According to the latest reported data from Gautam Budh Nagar, stamp duty and registration revenue touched about Rs 4,498.7 crore in FY 2025-26, the highest level seen in ten years. At the same time, property registrations slipped to around 1.6 lakh, down from roughly 1.7 lakh in the previous financial year. The district also reached only about 87% of its annual revenue target of Rs 5,180 crore, which means the record figure still came with visible limits.
That is what makes this development worth watching. In a healthy broad-based property upcycle, revenue growth and transaction volume usually move together. Here, they did not. The government earned more from registrations, but the number of deals coming through the system weakened. That suggests Noida is not simply moving through an easy growth phase. It is entering a more selective market phase where not every segment is benefiting equally. This interpretation is an inference from the reported divergence in revenue and registrations.
One possible explanation is that the average value of registered transactions has gone up. If buyers are purchasing higher-ticket homes, commercial assets, or larger units, revenue can remain strong even when fewer total deals take place. Another explanation is the role of policy support. Reported coverage linked the year’s revenue performance to measures such as stamp duty rebate for women buyers and lower charges on certain rental and family transfer transactions. These kinds of changes can support collections without necessarily reflecting a broad surge in market participation.

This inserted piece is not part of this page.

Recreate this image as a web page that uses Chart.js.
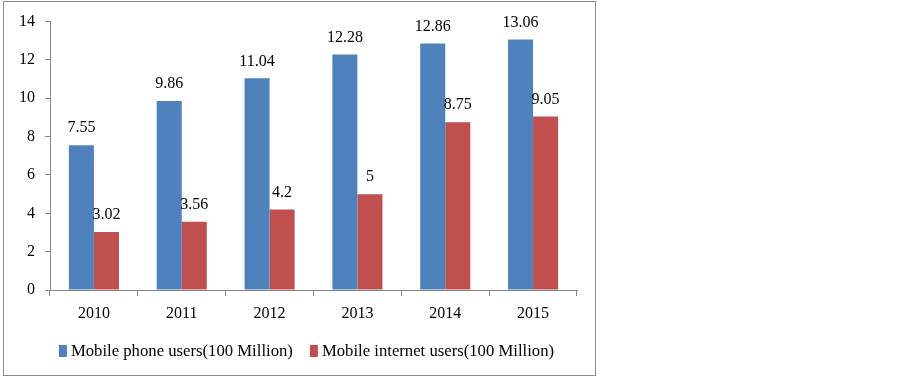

What this means in practical terms is that Noida may still be seeing strength, but it is concentrated strength. The market is active enough to keep collections elevated, yet cautious enough to show weaker deal velocity. That is an important distinction. A rising market can create excitement, but a selective market demands sharper judgment. Buyers become more careful, investors become more price-sensitive, and developers have to work harder to justify premium valuations. This is an analytical reading based on the reported market pattern.
There is another layer that makes the signal even more interesting. Revenue did rise, but not dramatically. Reported coverage indicates the increase over the previous year was only about Rs 41 crore, which means year-on-year growth fell below 1%. That is far slower than the much stronger growth seen in the prior year. So even the revenue milestone needs to be read with care: the market has reached a record level, but the pace of expansion has clearly cooled.
For homebuyers, that may not be entirely negative. When registrations soften, markets often become less emotional and more rational. Negotiation starts to matter more. Product quality matters more. Delivery track record matters more. In that kind of environment, buyers who do proper homework are often in a stronger position than they are during a frenzy. This is a market interpretation, not a direct statement from officials.
For developers, however, the message is clearer. A market where revenue stays high but registrations slow is not a market where headline optimism alone will work forever. Price growth without wide participation eventually starts testing buyer patience. If this trend continues, the projects most likely to perform will be those with real location strength, credible delivery timelines, and pricing that still feels defendable to the end user. This conclusion is an inference from the underlying data trend.
The bigger takeaway is simple: Noida is not flashing a clean boom signal anymore. It is sending a mixed message. Money is still flowing, values are holding up, and the formal revenue picture remains strong. But transaction momentum has softened, and that tells us the market is no longer rising with the same ease across the board. For anyone tracking Noida real estate seriously, that gap between record collections and slower registrations is the real story.